Um caminhão que colide contra um veículo pequeno vai causar dano. Muito dano. Muito provavelmente morte. Newton previu isso, mas até uma criança entende a idéia.
Pois bem, um motorista que decide colidir seu caminhão contra um veículo pequeno sabe que está, no mínimo, colocando a vida dos ocupantes daquele veículo morrerem. Assumir o risco, em juridiquês, chama-se dolo. Ou, para ser mais preciso, dolo eventual. Para a lei, isso não faz diferença. É dolo.
Logo, colidir um caminhão propositalmente contra um veículo pode ser, sim, um homicídio ou uma tentativa de homicídio.
Como já falamos aqui várias vezes, para que haja uma legítima defesa é necessário que haja um equilíbrio entre o bem jurídico em risco e o bem jurídico ofendido por quem alega legítima defesa. Em bom português, matar alguém para proteger sua coleção de selo não é legítima defesa porque o bem jurídico ofendido (vida) é mais importante do que o bem jurídico ameaçado (propriedade). Ainda que a vida seja de bandidos.
Logo, não se pode matar os bandidos apenas para proteger o caminhão ou sua carga.
Mas é aí que entra o detalhe: ele colidiu o caminhão antes de ser rendido pelos bandidos. A bem da verdade, foi justamente para evitar ser rendido pelos bandidos. Logo, ele não sabia o que os bandidos queriam fazer. Qual era o objetivo: a carga (roubo) ou tirar sua vida para levar a carga (latrocínio). Os bandidos simplesmente não mandam aviso sobre qual o crime pretendem cometer, logo não é possível para a vítima saber qual o crime que está tentando evitar até que o crime tenha sido consumado (concluído) e os bandidos tenham deixado o local. Em bom juridiquês, qual o bem jurídico que está tentando proteger. Logo, o caminhoneiro da história acima pode, sim, alegar legítima defesa.
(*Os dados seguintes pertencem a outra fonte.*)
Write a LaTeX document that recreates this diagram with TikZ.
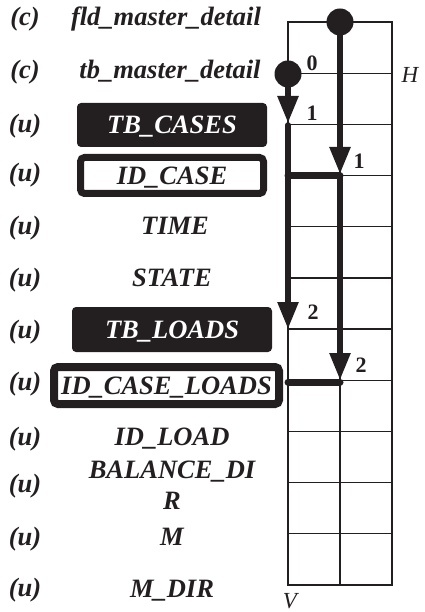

Seria um caso bem diferente se eles já tivessem concluído o crime (levado a carga) e eles já estivessem em fuga. Nesse caso, matá-los (ou tentar matá-los) passaria a ser injustificável como legítima defesa pois ele já teria como saber que os ladrões só queriam a carga, e não sua vida.
Então ele, nesse último caso, não teria nenhuma defesa?
Tem. Ela é subjetiva e não justifica a ação da vítima, mas pode, sim, atenuar a pena: a violenta emoção despertada pela ação dos criminosos. O caminhoneiro estava dirigindo e, do nada, alguém comete um crime contra ele. Apenas em filmes de ação alguém consegue permanecer calmo e emocionalmente inabalado quando é vítima de um crime. Logo, se o magistrado julgar que aquele crime cometido pelos ladrões abalou a vítima de forma especialmente forte, ele pode, sim, atenuar a pena a ser aplicada (art, 65, III ‘c’ de nosso Código Penal). Mas a emoção não faz com que a ação da pessoa (o caminhoneiro de nosso exemplo) se torne legal. Para ser mais exato, o artigo 28, I de nosso Código Penal diz isso com todas as letras: “Não excluem a imputabilidade penal a emoção ou a paixão”.
Obviamente não estamos dizendo que as pessoas devem reagir antes ou depois. Reagir é quase sempre a pior alternativa possível, seja em termos de proteger sua própria segurança, seja em termos de consequências jurídicas.